Stated problem
Copy the data exactly; pictures stay out of the copy.
----- Data provided
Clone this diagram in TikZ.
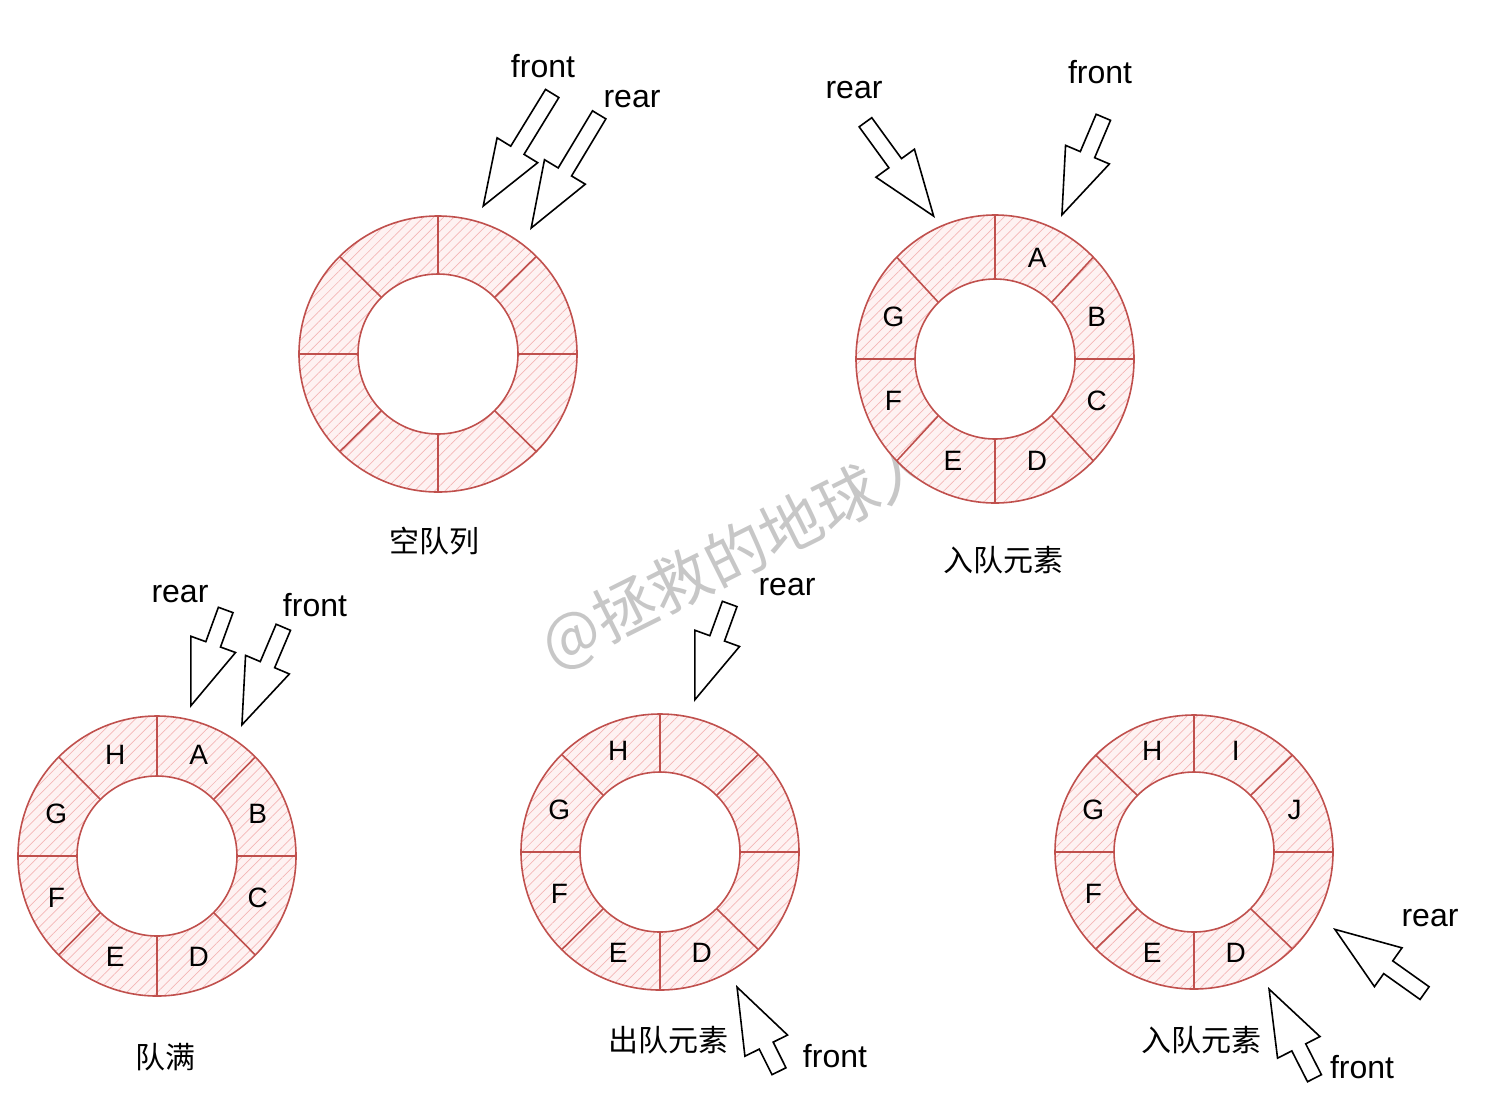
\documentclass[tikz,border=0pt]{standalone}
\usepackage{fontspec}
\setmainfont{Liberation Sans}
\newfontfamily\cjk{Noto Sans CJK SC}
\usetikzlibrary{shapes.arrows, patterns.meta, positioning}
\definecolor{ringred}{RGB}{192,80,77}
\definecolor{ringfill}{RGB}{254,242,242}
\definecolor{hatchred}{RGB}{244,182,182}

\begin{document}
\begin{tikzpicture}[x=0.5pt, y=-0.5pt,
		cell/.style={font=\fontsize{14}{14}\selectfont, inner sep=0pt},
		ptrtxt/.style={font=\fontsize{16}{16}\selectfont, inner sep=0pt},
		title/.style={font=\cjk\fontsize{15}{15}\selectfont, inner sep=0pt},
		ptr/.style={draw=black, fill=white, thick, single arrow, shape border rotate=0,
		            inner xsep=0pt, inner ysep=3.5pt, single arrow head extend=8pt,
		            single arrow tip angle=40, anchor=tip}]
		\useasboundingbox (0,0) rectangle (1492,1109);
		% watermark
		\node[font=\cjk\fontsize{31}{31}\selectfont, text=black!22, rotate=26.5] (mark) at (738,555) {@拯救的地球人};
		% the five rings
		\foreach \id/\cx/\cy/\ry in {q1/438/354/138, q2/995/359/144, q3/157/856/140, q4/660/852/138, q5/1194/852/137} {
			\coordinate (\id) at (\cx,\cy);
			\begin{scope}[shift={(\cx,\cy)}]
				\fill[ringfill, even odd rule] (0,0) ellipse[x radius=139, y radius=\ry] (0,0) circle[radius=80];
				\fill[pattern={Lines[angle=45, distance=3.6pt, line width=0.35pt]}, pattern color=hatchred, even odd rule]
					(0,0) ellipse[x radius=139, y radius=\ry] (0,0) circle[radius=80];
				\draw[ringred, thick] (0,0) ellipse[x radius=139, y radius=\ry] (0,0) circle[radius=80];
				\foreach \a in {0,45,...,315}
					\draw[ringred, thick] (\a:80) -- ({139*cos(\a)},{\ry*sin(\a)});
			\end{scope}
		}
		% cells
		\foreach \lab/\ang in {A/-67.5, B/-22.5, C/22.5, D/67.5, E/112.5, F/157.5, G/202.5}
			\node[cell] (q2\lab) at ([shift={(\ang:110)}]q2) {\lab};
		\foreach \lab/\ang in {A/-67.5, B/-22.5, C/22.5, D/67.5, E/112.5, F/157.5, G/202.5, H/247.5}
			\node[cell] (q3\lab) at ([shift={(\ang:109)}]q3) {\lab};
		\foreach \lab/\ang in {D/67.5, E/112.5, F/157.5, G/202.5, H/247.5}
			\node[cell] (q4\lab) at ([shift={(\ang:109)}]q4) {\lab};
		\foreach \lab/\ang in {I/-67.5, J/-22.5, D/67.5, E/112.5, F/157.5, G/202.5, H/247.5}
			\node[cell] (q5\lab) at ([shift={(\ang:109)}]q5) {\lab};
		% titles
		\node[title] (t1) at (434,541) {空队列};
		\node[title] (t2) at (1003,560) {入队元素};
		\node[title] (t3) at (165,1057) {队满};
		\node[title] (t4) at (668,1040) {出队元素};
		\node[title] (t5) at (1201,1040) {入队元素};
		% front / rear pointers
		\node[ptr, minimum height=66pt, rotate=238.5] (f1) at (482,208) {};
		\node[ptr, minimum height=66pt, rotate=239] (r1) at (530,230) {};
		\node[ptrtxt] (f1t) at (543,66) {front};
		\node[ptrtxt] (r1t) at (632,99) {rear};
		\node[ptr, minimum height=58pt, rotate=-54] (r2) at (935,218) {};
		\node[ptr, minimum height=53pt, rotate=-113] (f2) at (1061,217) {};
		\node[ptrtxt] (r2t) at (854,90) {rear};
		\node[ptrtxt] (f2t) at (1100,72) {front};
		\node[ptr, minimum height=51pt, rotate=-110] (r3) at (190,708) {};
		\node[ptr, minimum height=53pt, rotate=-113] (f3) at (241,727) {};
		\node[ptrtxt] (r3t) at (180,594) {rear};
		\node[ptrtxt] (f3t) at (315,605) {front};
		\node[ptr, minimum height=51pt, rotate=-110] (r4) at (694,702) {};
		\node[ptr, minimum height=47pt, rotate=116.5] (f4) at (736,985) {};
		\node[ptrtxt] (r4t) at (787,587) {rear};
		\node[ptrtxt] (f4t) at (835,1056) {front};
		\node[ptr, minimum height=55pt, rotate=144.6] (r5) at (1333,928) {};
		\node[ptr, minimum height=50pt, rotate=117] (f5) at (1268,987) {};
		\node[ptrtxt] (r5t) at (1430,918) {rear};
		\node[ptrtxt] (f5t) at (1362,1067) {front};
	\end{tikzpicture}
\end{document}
----------
Output
Clone this diagram in TikZ.
\documentclass[tikz,border=0pt]{standalone}
\usepackage{fontspec}
\setmainfont{Liberation Sans}
\newfontfamily\cjk{Noto Sans CJK SC}
\usetikzlibrary{shapes.arrows, patterns.meta, positioning}
\definecolor{ringred}{RGB}{192,80,77}
\definecolor{ringfill}{RGB}{254,242,242}
\definecolor{hatchred}{RGB}{244,182,182}

\begin{document}
\begin{tikzpicture}[x=0.5pt, y=-0.5pt,
		cell/.style={font=\fontsize{14}{14}\selectfont, inner sep=0pt},
		ptrtxt/.style={font=\fontsize{16}{16}\selectfont, inner sep=0pt},
		title/.style={font=\cjk\fontsize{15}{15}\selectfont, inner sep=0pt},
		ptr/.style={draw=black, fill=white, thick, single arrow, shape border rotate=0,
		            inner xsep=0pt, inner ysep=3.5pt, single arrow head extend=8pt,
		            single arrow tip angle=40, anchor=tip}]
		\useasboundingbox (0,0) rectangle (1492,1109);
		% watermark
		\node[font=\cjk\fontsize{31}{31}\selectfont, text=black!22, rotate=26.5] (mark) at (738,555) {@拯救的地球人};
		% the five rings
		\foreach \id/\cx/\cy/\ry in {q1/438/354/138, q2/995/359/144, q3/157/856/140, q4/660/852/138, q5/1194/852/137} {
			\coordinate (\id) at (\cx,\cy);
			\begin{scope}[shift={(\cx,\cy)}]
				\fill[ringfill, even odd rule] (0,0) ellipse[x radius=139, y radius=\ry] (0,0) circle[radius=80];
				\fill[pattern={Lines[angle=45, distance=3.6pt, line width=0.35pt]}, pattern color=hatchred, even odd rule]
					(0,0) ellipse[x radius=139, y radius=\ry] (0,0) circle[radius=80];
				\draw[ringred, thick] (0,0) ellipse[x radius=139, y radius=\ry] (0,0) circle[radius=80];
				\foreach \a in {0,45,...,315}
					\draw[ringred, thick] (\a:80) -- ({139*cos(\a)},{\ry*sin(\a)});
			\end{scope}
		}
		% cells
		\foreach \lab/\ang in {A/-67.5, B/-22.5, C/22.5, D/67.5, E/112.5, F/157.5, G/202.5}
			\node[cell] (q2\lab) at ([shift={(\ang:110)}]q2) {\lab};
		\foreach \lab/\ang in {A/-67.5, B/-22.5, C/22.5, D/67.5, E/112.5, F/157.5, G/202.5, H/247.5}
			\node[cell] (q3\lab) at ([shift={(\ang:109)}]q3) {\lab};
		\foreach \lab/\ang in {D/67.5, E/112.5, F/157.5, G/202.5, H/247.5}
			\node[cell] (q4\lab) at ([shift={(\ang:109)}]q4) {\lab};
		\foreach \lab/\ang in {I/-67.5, J/-22.5, D/67.5, E/112.5, F/157.5, G/202.5, H/247.5}
			\node[cell] (q5\lab) at ([shift={(\ang:109)}]q5) {\lab};
		% titles
		\node[title] (t1) at (434,541) {空队列};
		\node[title] (t2) at (1003,560) {入队元素};
		\node[title] (t3) at (165,1057) {队满};
		\node[title] (t4) at (668,1040) {出队元素};
		\node[title] (t5) at (1201,1040) {入队元素};
		% front / rear pointers
		\node[ptr, minimum height=66pt, rotate=238.5] (f1) at (482,208) {};
		\node[ptr, minimum height=66pt, rotate=239] (r1) at (530,230) {};
		\node[ptrtxt] (f1t) at (543,66) {front};
		\node[ptrtxt] (r1t) at (632,99) {rear};
		\node[ptr, minimum height=58pt, rotate=-54] (r2) at (935,218) {};
		\node[ptr, minimum height=53pt, rotate=-113] (f2) at (1061,217) {};
		\node[ptrtxt] (r2t) at (854,90) {rear};
		\node[ptrtxt] (f2t) at (1100,72) {front};
		\node[ptr, minimum height=51pt, rotate=-110] (r3) at (190,708) {};
		\node[ptr, minimum height=53pt, rotate=-113] (f3) at (241,727) {};
		\node[ptrtxt] (r3t) at (180,594) {rear};
		\node[ptrtxt] (f3t) at (315,605) {front};
		\node[ptr, minimum height=51pt, rotate=-110] (r4) at (694,702) {};
		\node[ptr, minimum height=47pt, rotate=116.5] (f4) at (736,985) {};
		\node[ptrtxt] (r4t) at (787,587) {rear};
		\node[ptrtxt] (f4t) at (835,1056) {front};
		\node[ptr, minimum height=55pt, rotate=144.6] (r5) at (1333,928) {};
		\node[ptr, minimum height=50pt, rotate=117] (f5) at (1268,987) {};
		\node[ptrtxt] (r5t) at (1430,918) {rear};
		\node[ptrtxt] (f5t) at (1362,1067) {front};
	\end{tikzpicture}
\end{document}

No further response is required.